**Given problem**
All lines from the beginning of the listing through the line with "const pts = (xs, ys)" are to be copied word for word; the pictures are not.

• • • • •

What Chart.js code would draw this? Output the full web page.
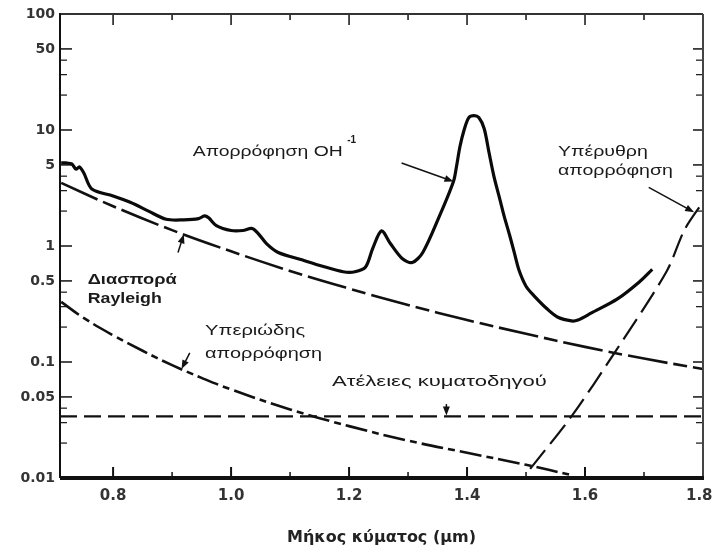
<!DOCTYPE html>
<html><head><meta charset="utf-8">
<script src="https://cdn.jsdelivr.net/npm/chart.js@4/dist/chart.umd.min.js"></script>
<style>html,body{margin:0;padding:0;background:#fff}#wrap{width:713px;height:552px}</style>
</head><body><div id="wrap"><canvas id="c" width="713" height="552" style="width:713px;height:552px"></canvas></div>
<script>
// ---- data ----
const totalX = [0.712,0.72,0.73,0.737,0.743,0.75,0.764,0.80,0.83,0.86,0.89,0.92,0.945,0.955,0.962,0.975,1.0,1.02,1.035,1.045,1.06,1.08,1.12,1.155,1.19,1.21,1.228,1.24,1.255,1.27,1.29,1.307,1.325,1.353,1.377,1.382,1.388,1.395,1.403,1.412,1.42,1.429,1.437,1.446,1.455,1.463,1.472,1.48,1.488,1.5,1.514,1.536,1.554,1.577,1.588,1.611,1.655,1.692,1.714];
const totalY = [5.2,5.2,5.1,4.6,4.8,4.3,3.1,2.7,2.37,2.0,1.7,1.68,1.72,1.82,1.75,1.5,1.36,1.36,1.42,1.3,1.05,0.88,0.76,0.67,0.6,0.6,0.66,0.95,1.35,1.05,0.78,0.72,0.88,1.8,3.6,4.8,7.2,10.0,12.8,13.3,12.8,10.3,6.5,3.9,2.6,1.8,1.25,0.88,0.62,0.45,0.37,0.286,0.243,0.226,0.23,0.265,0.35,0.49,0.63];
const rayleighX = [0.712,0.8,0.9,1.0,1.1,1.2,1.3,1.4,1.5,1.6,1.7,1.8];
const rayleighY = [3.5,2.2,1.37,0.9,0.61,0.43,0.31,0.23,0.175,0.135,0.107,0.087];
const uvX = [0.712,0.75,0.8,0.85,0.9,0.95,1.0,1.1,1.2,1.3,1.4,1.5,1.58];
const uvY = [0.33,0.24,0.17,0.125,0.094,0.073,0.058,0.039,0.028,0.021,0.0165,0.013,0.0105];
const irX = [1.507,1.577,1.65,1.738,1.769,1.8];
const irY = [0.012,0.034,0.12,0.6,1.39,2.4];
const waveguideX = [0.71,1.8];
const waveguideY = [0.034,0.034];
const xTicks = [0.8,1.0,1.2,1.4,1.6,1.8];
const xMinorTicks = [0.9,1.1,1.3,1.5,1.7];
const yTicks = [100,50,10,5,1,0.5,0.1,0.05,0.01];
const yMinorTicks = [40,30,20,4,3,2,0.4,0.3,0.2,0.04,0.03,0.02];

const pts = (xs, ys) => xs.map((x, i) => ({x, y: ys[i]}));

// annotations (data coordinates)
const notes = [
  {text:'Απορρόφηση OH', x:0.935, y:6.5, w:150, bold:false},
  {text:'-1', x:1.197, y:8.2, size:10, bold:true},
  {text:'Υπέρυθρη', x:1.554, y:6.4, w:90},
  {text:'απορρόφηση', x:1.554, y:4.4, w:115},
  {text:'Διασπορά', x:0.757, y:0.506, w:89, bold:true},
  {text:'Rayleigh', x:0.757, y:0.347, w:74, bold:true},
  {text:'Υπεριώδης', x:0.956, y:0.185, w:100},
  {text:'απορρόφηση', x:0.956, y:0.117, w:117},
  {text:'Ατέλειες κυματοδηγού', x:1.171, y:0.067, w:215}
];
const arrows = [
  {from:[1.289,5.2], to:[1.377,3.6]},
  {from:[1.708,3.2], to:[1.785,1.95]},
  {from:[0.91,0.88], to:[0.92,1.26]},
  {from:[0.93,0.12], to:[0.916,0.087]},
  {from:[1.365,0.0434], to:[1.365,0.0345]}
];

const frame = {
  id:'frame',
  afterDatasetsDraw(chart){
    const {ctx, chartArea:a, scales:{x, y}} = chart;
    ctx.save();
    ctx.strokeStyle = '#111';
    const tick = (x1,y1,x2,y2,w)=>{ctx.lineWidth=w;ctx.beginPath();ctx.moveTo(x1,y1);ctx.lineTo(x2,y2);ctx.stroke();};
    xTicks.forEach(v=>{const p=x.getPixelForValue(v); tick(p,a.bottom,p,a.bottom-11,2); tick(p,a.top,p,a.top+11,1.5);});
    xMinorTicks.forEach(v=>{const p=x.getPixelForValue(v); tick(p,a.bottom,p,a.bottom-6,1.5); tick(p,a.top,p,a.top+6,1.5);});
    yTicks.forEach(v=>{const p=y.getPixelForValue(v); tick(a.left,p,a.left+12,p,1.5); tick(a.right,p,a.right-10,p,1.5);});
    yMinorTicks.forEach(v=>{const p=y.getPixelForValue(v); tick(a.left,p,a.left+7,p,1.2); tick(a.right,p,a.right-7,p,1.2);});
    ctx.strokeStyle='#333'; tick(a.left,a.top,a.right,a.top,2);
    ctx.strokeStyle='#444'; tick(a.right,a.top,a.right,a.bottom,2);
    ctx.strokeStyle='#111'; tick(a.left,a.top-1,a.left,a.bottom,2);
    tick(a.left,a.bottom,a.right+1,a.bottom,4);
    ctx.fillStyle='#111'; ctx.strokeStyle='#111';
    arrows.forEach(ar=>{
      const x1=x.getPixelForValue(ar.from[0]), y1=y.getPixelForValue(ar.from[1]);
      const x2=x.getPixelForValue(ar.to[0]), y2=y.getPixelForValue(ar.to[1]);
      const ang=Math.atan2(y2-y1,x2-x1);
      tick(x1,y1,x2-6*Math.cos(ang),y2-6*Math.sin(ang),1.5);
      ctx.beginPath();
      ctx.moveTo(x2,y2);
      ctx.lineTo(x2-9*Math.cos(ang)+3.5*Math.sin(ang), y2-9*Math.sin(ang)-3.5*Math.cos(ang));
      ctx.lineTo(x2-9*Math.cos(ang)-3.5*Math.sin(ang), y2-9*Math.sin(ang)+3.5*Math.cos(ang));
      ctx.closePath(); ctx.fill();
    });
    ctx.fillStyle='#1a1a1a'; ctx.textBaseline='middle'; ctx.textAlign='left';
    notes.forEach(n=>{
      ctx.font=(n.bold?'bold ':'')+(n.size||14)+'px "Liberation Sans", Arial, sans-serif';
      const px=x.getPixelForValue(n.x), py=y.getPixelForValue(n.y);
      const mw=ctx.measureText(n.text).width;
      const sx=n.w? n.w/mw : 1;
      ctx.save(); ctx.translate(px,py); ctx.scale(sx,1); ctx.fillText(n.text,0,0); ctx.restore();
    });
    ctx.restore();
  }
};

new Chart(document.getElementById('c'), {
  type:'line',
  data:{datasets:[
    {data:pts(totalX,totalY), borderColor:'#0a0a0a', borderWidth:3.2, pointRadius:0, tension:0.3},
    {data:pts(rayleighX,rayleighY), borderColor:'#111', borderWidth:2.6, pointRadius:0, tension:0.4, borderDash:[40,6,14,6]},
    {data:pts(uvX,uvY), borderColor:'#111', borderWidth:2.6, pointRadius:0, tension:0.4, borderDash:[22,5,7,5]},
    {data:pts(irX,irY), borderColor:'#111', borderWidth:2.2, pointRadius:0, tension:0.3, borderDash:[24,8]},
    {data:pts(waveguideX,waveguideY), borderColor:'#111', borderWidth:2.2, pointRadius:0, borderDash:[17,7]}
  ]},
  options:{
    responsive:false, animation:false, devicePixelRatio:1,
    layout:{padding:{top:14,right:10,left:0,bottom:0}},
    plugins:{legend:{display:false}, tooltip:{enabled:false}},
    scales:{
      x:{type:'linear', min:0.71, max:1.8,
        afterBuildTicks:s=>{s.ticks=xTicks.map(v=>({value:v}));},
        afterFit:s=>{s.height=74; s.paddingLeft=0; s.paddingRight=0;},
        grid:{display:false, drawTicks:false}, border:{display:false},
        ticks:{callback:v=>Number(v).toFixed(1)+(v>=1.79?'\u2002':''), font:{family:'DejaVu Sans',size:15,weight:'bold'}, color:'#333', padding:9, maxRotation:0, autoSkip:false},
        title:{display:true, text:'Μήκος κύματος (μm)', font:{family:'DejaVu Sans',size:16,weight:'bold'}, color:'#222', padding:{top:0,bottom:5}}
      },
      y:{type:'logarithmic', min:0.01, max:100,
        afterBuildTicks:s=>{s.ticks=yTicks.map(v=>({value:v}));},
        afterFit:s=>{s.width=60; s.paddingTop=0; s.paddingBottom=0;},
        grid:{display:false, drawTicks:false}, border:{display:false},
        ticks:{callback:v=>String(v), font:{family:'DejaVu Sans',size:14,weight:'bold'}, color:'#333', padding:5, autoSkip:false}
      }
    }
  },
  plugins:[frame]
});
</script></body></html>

• • • • •

**Exercise answer**
What Chart.js code would draw this? Output the full web page.
<!DOCTYPE html>
<html><head><meta charset="utf-8">
<script src="https://cdn.jsdelivr.net/npm/chart.js@4/dist/chart.umd.min.js"></script>
<style>html,body{margin:0;padding:0;background:#fff}#wrap{width:713px;height:552px}</style>
</head><body><div id="wrap"><canvas id="c" width="713" height="552" style="width:713px;height:552px"></canvas></div>
<script>
// ---- data ----
const totalX = [0.712,0.72,0.73,0.737,0.743,0.75,0.764,0.80,0.83,0.86,0.89,0.92,0.945,0.955,0.962,0.975,1.0,1.02,1.035,1.045,1.06,1.08,1.12,1.155,1.19,1.21,1.228,1.24,1.255,1.27,1.29,1.307,1.325,1.353,1.377,1.382,1.388,1.395,1.403,1.412,1.42,1.429,1.437,1.446,1.455,1.463,1.472,1.48,1.488,1.5,1.514,1.536,1.554,1.577,1.588,1.611,1.655,1.692,1.714];
const totalY = [5.2,5.2,5.1,4.6,4.8,4.3,3.1,2.7,2.37,2.0,1.7,1.68,1.72,1.82,1.75,1.5,1.36,1.36,1.42,1.3,1.05,0.88,0.76,0.67,0.6,0.6,0.66,0.95,1.35,1.05,0.78,0.72,0.88,1.8,3.6,4.8,7.2,10.0,12.8,13.3,12.8,10.3,6.5,3.9,2.6,1.8,1.25,0.88,0.62,0.45,0.37,0.286,0.243,0.226,0.23,0.265,0.35,0.49,0.63];
const rayleighX = [0.712,0.8,0.9,1.0,1.1,1.2,1.3,1.4,1.5,1.6,1.7,1.8];
const rayleighY = [3.5,2.2,1.37,0.9,0.61,0.43,0.31,0.23,0.175,0.135,0.107,0.087];
const uvX = [0.712,0.75,0.8,0.85,0.9,0.95,1.0,1.1,1.2,1.3,1.4,1.5,1.58];
const uvY = [0.33,0.24,0.17,0.125,0.094,0.073,0.058,0.039,0.028,0.021,0.0165,0.013,0.0105];
const irX = [1.507,1.577,1.65,1.738,1.769,1.8];
const irY = [0.012,0.034,0.12,0.6,1.39,2.4];
const waveguideX = [0.71,1.8];
const waveguideY = [0.034,0.034];
const xTicks = [0.8,1.0,1.2,1.4,1.6,1.8];
const xMinorTicks = [0.9,1.1,1.3,1.5,1.7];
const yTicks = [100,50,10,5,1,0.5,0.1,0.05,0.01];
const yMinorTicks = [40,30,20,4,3,2,0.4,0.3,0.2,0.04,0.03,0.02];

const pts = (xs, ys) => xs.map((x, i) => ({x, y: ys[i]}));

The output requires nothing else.